The rules and the practices of the GATT reflect the uneasy compromises which are an inherent and inevitable part of its operations. Trade has always comprised a key component in power politics, whether in the Pax Britannica of the 19th century or the North American Free Trade Agreement (NAFTA) of today. In neither GATT nor NAFTA is there ever equality of the members without equality in economic power. With the end of the Cold War, there was an enormous decline in the military tension between East and West, but an increase in the economic tensions between western trading partners. Given regional and NorthSouth tensions, it is no wonder that the trade community appears awkward and hesitant. While there has been considerable progress on reducing tariff barriers in successive rounds of negotiation, the nature of trade relations has steadily become more complex with a variety of nontariff barriers. The boundaries of trade now appear to be blurred with a variety of social, labour, and environmental concerns, threatening the traditional discipline and orthodoxy in the field. The problem for many traditionalists is not that environmentalists want some new role for the GATT, but that they want to change the nature of the game as it has evolved since 1948.

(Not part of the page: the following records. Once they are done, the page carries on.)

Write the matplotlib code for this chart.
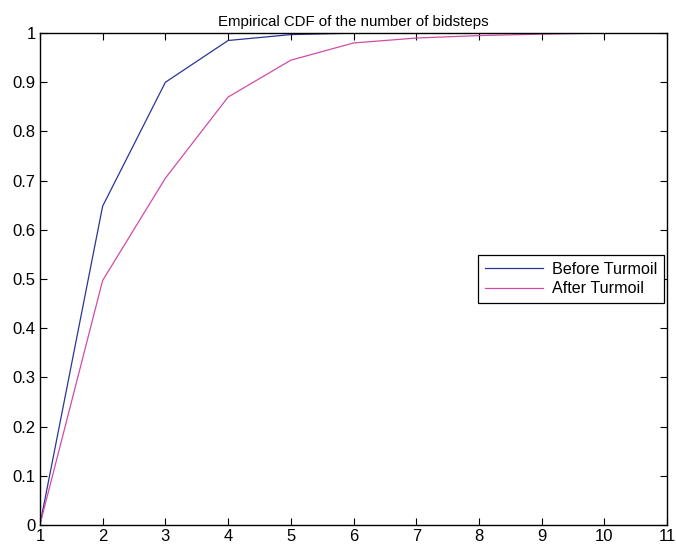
import numpy as np
import matplotlib
matplotlib.use('Agg')
import matplotlib.pyplot as plt
plt.rcParams['font.family'] = ['Liberation Sans', 'DejaVu Sans']

# number of bidsteps
steps = [1, 2, 3, 4, 5, 6, 7, 8, 9, 10, 11]
cdf_before = [0, 0.648, 0.900, 0.985, 0.997, 1.0, 1.0, 1.0, 1.0, 1.0, 1.0]
cdf_after = [0, 0.497, 0.705, 0.870, 0.945, 0.980, 0.990, 0.995, 0.998, 1.0, 1.0]

fig = plt.figure(figsize=(6.76, 5.52), dpi=100)
ax = fig.add_axes([0.059, 0.049, 0.928, 0.891])

ax.plot(steps, cdf_before, c='#2a3596', linewidth=0.9, label='Before Turmoil')
ax.plot(steps, cdf_after, c='#d24aa8', linewidth=0.9, label='After Turmoil')

ax.set_xlim(1, 11)
ax.set_ylim(0, 1)
ax.set_xticks(steps)
ax.set_yticks(np.arange(0, 11) / 10)
ax.set_yticklabels(['0', '0.1', '0.2', '0.3', '0.4', '0.5', '0.6', '0.7', '0.8', '0.9', '1'])
ax.tick_params(direction='in', top=True, right=True, labelsize=12, length=5, width=0.8, pad=3)
for s in ax.spines.values():
    s.set_linewidth(1.0)

ax.set_title('Empirical CDF of the number of bidsteps', fontsize=10.8, pad=5)

leg = ax.legend(loc='center right', bbox_to_anchor=(0.995, 0.5), fontsize=11.6,
                fancybox=False, framealpha=1, edgecolor='black',
                borderpad=0.4, handlelength=3.6, handletextpad=0.6,
                labelspacing=0.3, borderaxespad=0)
leg.get_frame().set_linewidth(0.9)

plt.savefig('out.png', dpi=100)
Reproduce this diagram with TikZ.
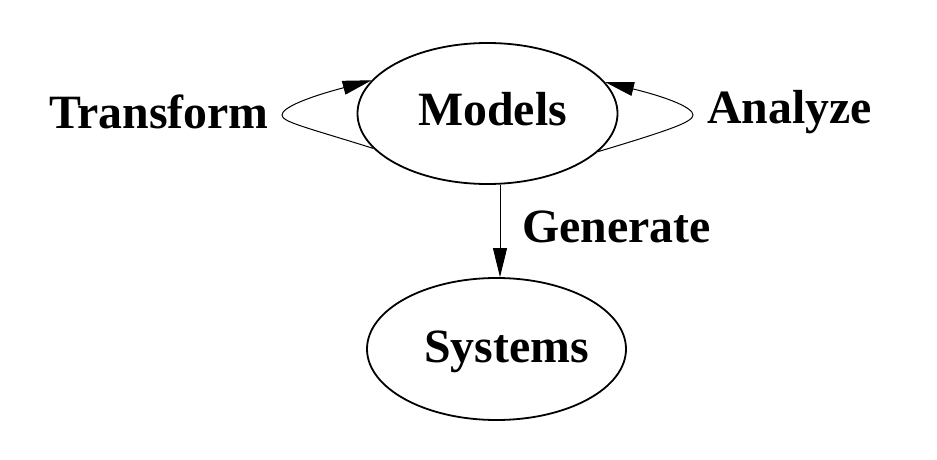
\documentclass[tikz,border=0pt]{standalone}
\usepackage{fontspec}
\setmainfont{Liberation Serif}
\usetikzlibrary{shapes.geometric,arrows.meta}
\begin{document}
\begin{tikzpicture}[x=1pt,y=-1pt,
  oval/.style={draw,ellipse,line width=1.8pt,inner sep=0pt},
  lbl/.style={anchor=base west,inner sep=0pt,font=\fontsize{47.8}{56}\selectfont\bfseries},
  edge/.style={line width=1pt,-{Triangle[length=29pt,width=14pt]}}]
\useasboundingbox (0,0) rectangle (937,460);
\node[oval,minimum width=260pt,minimum height=141pt] (models) at (487.5,113.5) {};
\node[oval,minimum width=259pt,minimum height=142pt] (systems) at (496.5,349) {};
\node[lbl] (modelstext) at (418,125) {Models};
\node[lbl] (systemstext) at (424,362) {Systems};
\node[lbl] (transform) at (49,128) {Transform};
\node[lbl] (analyze) at (707,123) {Analyze};
\node[lbl] (generate) at (522,242) {Generate};
\draw[edge] (models.197.5) .. controls (305,127) and (282,122) .. (282,115)
  .. controls (282,108) and (305,98) .. (models.164);
\draw[edge] (models.341.7) .. controls (670,130) and (693,122) .. (693,115)
  .. controls (693,108) and (670,98) .. (models.15);
\draw[edge] ([xshift=12.5pt]models.south) -- ([xshift=3.5pt]systems.north);
\end{tikzpicture}
\end{document}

The historic assumptions of trade economics go back to Adam Smith in 1776, and are perceived to have stood the test of time. Trade is based upon economics, while environmental protection is based upon scientific assumptions. Some argue that they do not lend themselves to integrated analysis, especially when some key environmental issues are not easily quantified in dollar terms or, as in the case of global climate change, are based on future projections. They believe that the fields are inherently different and that they should be handled to the greatest degree possible in separate forums and institutions. Others argue that they must be integrated because trade policies are an essential component for sustainable development. These are important considerations in approaching the forthcoming G7 Summit in Halifax in June.